(PROMPT)
Go through the data below and copy it exactly, skipping every picture.

(DATA SHOWN)
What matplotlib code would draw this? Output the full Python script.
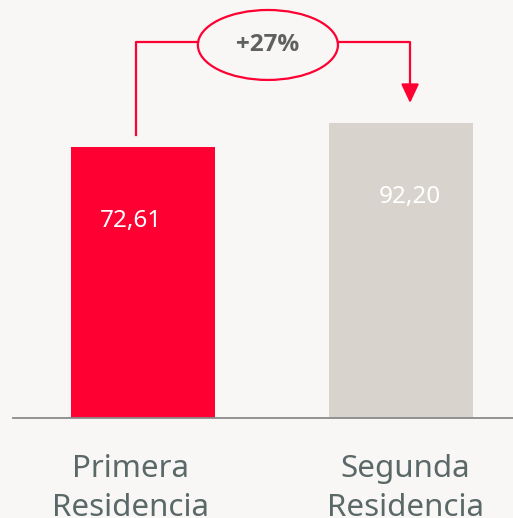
import matplotlib
matplotlib.use("Agg")
import matplotlib.pyplot as plt
from matplotlib.patches import Ellipse

categories = ["Primera\nResidencia", "Segunda\nResidencia"]
values = [72.61, 92.20]
value_labels = ["72,61", "92,20"]
change_label = "+27%"

RED = "#ff0033"
BEIGE = "#d8d3cd"
BG = "#f8f7f5"
GREY_TXT = "#5b6868"

plt.rcParams['font.family'] = ['Noto Sans', 'DejaVu Sans']

fig = plt.figure(figsize=(5.13, 5.18), dpi=100, facecolor=BG)
ax = fig.add_axes([13 / 513, 100 / 518, 500 / 513, 418 / 518])
ax.set_facecolor(BG)

# the value axis is cut, bars start at this base
base = -148.6
x = list(range(len(values)))
ax.bar(x, [v - base for v in values], bottom=base, width=0.558, color=[RED, BEIGE], zorder=2)

ax.set_ylim(base, 192.6)
ax.set_xlim(-0.504, 1.434)

# texts in the original sit a bit off the bar centres
val_shift = [-0.047, 0.035]
cat_shift = [-0.047, 0.016]
for xi, v, lab, dx in zip(x, values, value_labels, val_shift):
    ax.text(xi + dx, v - 60, lab, ha='center', va='center', color='white', fontsize=17.5)

ax.set_xticks([xi + dx for xi, dx in zip(x, cat_shift)])
ax.set_xticklabels(categories)
ax.tick_params(axis='x', length=0, pad=26, labelsize=22.5, labelcolor=GREY_TXT)
for t in ax.get_xticklabels():
    t.set_linespacing(1.4)
ax.set_yticks([])
for s in ['top', 'left', 'right']:
    ax.spines[s].set_visible(False)
ax.spines['bottom'].set_color('#8a8a8a')
ax.spines['bottom'].set_linewidth(1.3)

# growth connector
top_y = 158.3
ell_x, ell_w, ell_h = 0.484, 0.543, 57.1
lx, rx = -0.027, 1.035
ax.plot([lx, lx, ell_x - ell_w / 2], [values[0] + 9.8, top_y, top_y], color=RED, lw=1.6, clip_on=False)
ax.plot([ell_x + ell_w / 2, rx, rx], [top_y, top_y, values[1] + 30], color=RED, lw=1.6, clip_on=False)
ax.annotate('', xy=(rx, values[1] + 16.3), xytext=(rx, values[1] + 31),
            arrowprops=dict(arrowstyle='-|>,head_length=1.15,head_width=0.54', color=RED, lw=1.6,
                            shrinkA=0, shrinkB=0))
ax.add_patch(Ellipse((ell_x, 155.9), ell_w, ell_h, facecolor=BG, edgecolor=RED, lw=1.6, clip_on=False))
ax.text(ell_x, 155.9, change_label, ha='center', va='center', color='#5f6060', fontsize=17.5,
        fontweight='bold', family=['Open Sans', 'DejaVu Sans'])

fig.savefig("out.png", dpi=100, facecolor=BG)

(RESULT OF THIS TASK)
What matplotlib code would draw this? Output the full Python script.
import matplotlib
matplotlib.use("Agg")
import matplotlib.pyplot as plt
from matplotlib.patches import Ellipse

categories = ["Primera\nResidencia", "Segunda\nResidencia"]
values = [72.61, 92.20]
value_labels = ["72,61", "92,20"]
change_label = "+27%"

RED = "#ff0033"
BEIGE = "#d8d3cd"
BG = "#f8f7f5"
GREY_TXT = "#5b6868"

plt.rcParams['font.family'] = ['Noto Sans', 'DejaVu Sans']

fig = plt.figure(figsize=(5.13, 5.18), dpi=100, facecolor=BG)
ax = fig.add_axes([13 / 513, 100 / 518, 500 / 513, 418 / 518])
ax.set_facecolor(BG)

# the value axis is cut, bars start at this base
base = -148.6
x = list(range(len(values)))
ax.bar(x, [v - base for v in values], bottom=base, width=0.558, color=[RED, BEIGE], zorder=2)

ax.set_ylim(base, 192.6)
ax.set_xlim(-0.504, 1.434)

# texts in the original sit a bit off the bar centres
val_shift = [-0.047, 0.035]
cat_shift = [-0.047, 0.016]
for xi, v, lab, dx in zip(x, values, value_labels, val_shift):
    ax.text(xi + dx, v - 60, lab, ha='center', va='center', color='white', fontsize=17.5)

ax.set_xticks([xi + dx for xi, dx in zip(x, cat_shift)])
ax.set_xticklabels(categories)
ax.tick_params(axis='x', length=0, pad=26, labelsize=22.5, labelcolor=GREY_TXT)
for t in ax.get_xticklabels():
    t.set_linespacing(1.4)
ax.set_yticks([])
for s in ['top', 'left', 'right']:
    ax.spines[s].set_visible(False)
ax.spines['bottom'].set_color('#8a8a8a')
ax.spines['bottom'].set_linewidth(1.3)

# growth connector
top_y = 158.3
ell_x, ell_w, ell_h = 0.484, 0.543, 57.1
lx, rx = -0.027, 1.035
ax.plot([lx, lx, ell_x - ell_w / 2], [values[0] + 9.8, top_y, top_y], color=RED, lw=1.6, clip_on=False)
ax.plot([ell_x + ell_w / 2, rx, rx], [top_y, top_y, values[1] + 30], color=RED, lw=1.6, clip_on=False)
ax.annotate('', xy=(rx, values[1] + 16.3), xytext=(rx, values[1] + 31),
            arrowprops=dict(arrowstyle='-|>,head_length=1.15,head_width=0.54', color=RED, lw=1.6,
                            shrinkA=0, shrinkB=0))
ax.add_patch(Ellipse((ell_x, 155.9), ell_w, ell_h, facecolor=BG, edgecolor=RED, lw=1.6, clip_on=False))
ax.text(ell_x, 155.9, change_label, ha='center', va='center', color='#5f6060', fontsize=17.5,
        fontweight='bold', family=['Open Sans', 'DejaVu Sans'])

fig.savefig("out.png", dpi=100, facecolor=BG)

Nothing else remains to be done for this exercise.